Sonst passt kaum noch was in mein Zimmer. Aber es macht nichts. Ich habe eine ganze Etage für mich alleine, die wie eine eigene Wohnung ausgestattet ist. Ein großes hohes Studio direkt unter dem Dach mit schönen rustikalen Holzbalken ist das Herzstück meiner Etage. Ich habe eine Küchenzeile mit allen nötigen Geräten zum Kochen, ein offenes Wohnzimmer und eine kleine Leseecke. Der runde kleine Esstisch steht vor einer riesigen Glasfront, die sich über die ganze Ostseite erstreckt und viel Licht spendet. Morgens am Tisch zu frühstücken, ist einfach der Wahnsinn. Hinter der Glasfront befindet sich der Balkon, von wo dieser Aiven gestern verschwunden ist.

Von da aus sieht man den gut gepflegten Garten meines Opas. Alte und gigantische Bäume sind auf der ganzen Fläche verteilt. Besonders sticht der rote Fächerahorn heraus und die vielen bunten Blumen und Pflanzen, die mir den herrlich frischen und blumigen Duft in die Wohnung tragen.

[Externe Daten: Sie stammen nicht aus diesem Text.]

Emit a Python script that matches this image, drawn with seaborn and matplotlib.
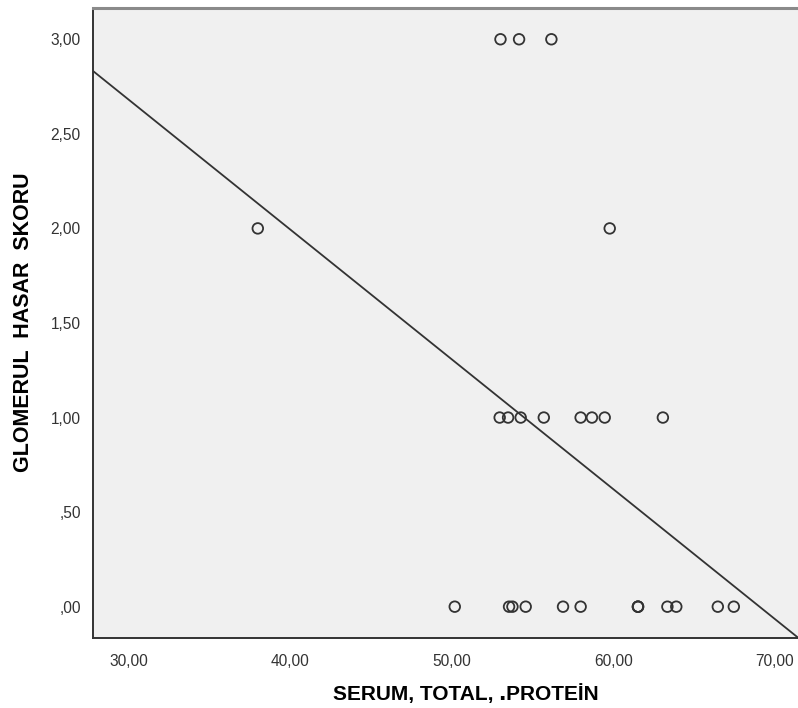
import matplotlib
matplotlib.use("Agg")
import matplotlib.pyplot as plt
import seaborn as sns
import pandas as pd

# Serum total protein (g/L) and glomerular damage score per animal
protein = [53.02, 54.17, 56.17,
           38.00, 59.78,
           52.97, 53.49, 54.27, 55.70, 57.98, 58.68, 59.47, 63.07,
           50.19, 53.55, 53.76, 54.58, 56.89, 57.98, 61.53, 61.53, 61.53,
           63.35, 63.90, 66.47, 67.46]
score = [3, 3, 3,
         2, 2,
         1, 1, 1, 1, 1, 1, 1, 1,
         0, 0, 0, 0, 0, 0, 0, 0, 0,
         0, 0, 0, 0]

x_ticks = [30, 40, 50, 60, 70]
x_tick_labels = ["30,00", "40,00", "50,00", "60,00", "70,00"]
y_ticks = [0.0, 0.5, 1.0, 1.5, 2.0, 2.5, 3.0]
y_tick_labels = [",00", ",50", "1,00", "1,50", "2,00", "2,50", "3,00"]

x_label = "SERUM\u201a TOTAL\u201a \u2024PROTEİN"
y_label = "GLOMERUL  HASAR  SKORU"

df = pd.DataFrame({"protein": protein, "score": score})

sns.set_style("white")
plt.rcParams["font.family"] = ["Liberation Sans", "DejaVu Sans"]

ink = "#333333"
fig = plt.figure(figsize=(7.98, 7.08), dpi=100)
W, H = 798, 708
left, right, top, bottom = 93.3, 839.0, 7.5, 637.7
ax = fig.add_axes([left / W, (H - bottom) / H, (right - left) / W, (bottom - top) / H])
ax.set_facecolor("#F0F0F0")

ax.set_xlim(27.82, 73.97)
ax.set_ylim(-0.164, 3.168)

# Least-squares fit line across the whole axis
sns.regplot(data=df, x="protein", y="score", ax=ax, scatter=False, ci=None,
            truncate=False, line_kws={"color": ink, "linewidth": 1.3})

sns.scatterplot(data=df, x="protein", y="score", ax=ax, s=58,
                facecolors="none", edgecolor=ink, linewidth=1.3, zorder=3)

ax.set_xlim(27.82, 73.97)
ax.set_ylim(-0.164, 3.168)

ax.set_xticks(x_ticks)
ax.set_xticklabels(x_tick_labels)
ax.set_yticks(y_ticks)
ax.set_yticklabels(y_tick_labels)
ax.tick_params(axis="both", direction="out", length=7.5, width=1.2,
               color=ink, labelcolor=ink, labelsize=11.2)
ax.tick_params(axis="y", pad=1.5)
ax.tick_params(axis="x", pad=4)

for side in ("left", "bottom"):
    ax.spines[side].set_color(ink)
    ax.spines[side].set_linewidth(1.4)
ax.spines["top"].set_color("#8a8a8a")
ax.spines["top"].set_linewidth(2.2)
ax.spines["right"].set_visible(False)

ax.set_xlabel(x_label, fontsize=15, fontweight="bold", color="black", labelpad=11)
ax.set_ylabel(y_label, fontsize=15.5, fontweight="bold", color="black", labelpad=12)

fig.savefig("out.png", dpi=100, facecolor="white")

Wir geben uns alle Mühe, um Opa bei der Gartenarbeit zu helfen, dabei braucht er sie gar nicht. Der Garten ist sozusagen sein Heiligtum und seine Lebensaufgabe.

Unser Haus befindet sich am westlichen Ende der Stadt, sozusagen am Waldrand. In der Nähe gibt es einen gigantischen Teich, der aber viel zu dreckig und modrig ist, um darin schwimmen zu können. Abgesehen davon ist er auch nicht besonders tief. Dennoch ist er - umgeben von vielen Bäumen, Sträuchern und Gräsern -, wunderschön anzusehen.

Meine Möbel sind in hellen Holztönen und weißen Polstern gehalten. Durch die Grünpflanzen wirkt die Wohnung sehr freundlich und gemütlich. Ich liebe das ganze Grünzeug, für mich ersetzen sie jegliche Dekoartikel. Das sind die Gene meines Opas, wie ich so schön sage.

Das wunderschöne Landhaus gehört meinen Großeltern. Beziehungsweise gehörte. Die beiden haben es vor kurzem meiner Mom überschrieben. Wir alle lieben dieses Haus.

Meine Mutter wohnt mit meinen Großeltern, die ab und an unsere Hilfe benötigen, im Erdgeschoss und ich hier oben.

Lara und ich treffen uns fast jeden Samstag und hängen zusammen ab. Wir sind ja schließlich beide Singles. Prompt kommt eine Nachricht von ihr.

Hey, Zieyana! Wie geht's dir? Hast du heute überhaupt Bock, irgendetwas zu unternehmen? Sonst kann ich auch zu dir kommen und wir stopfen uns mit Leckereien voll und stöbern durch Netflix???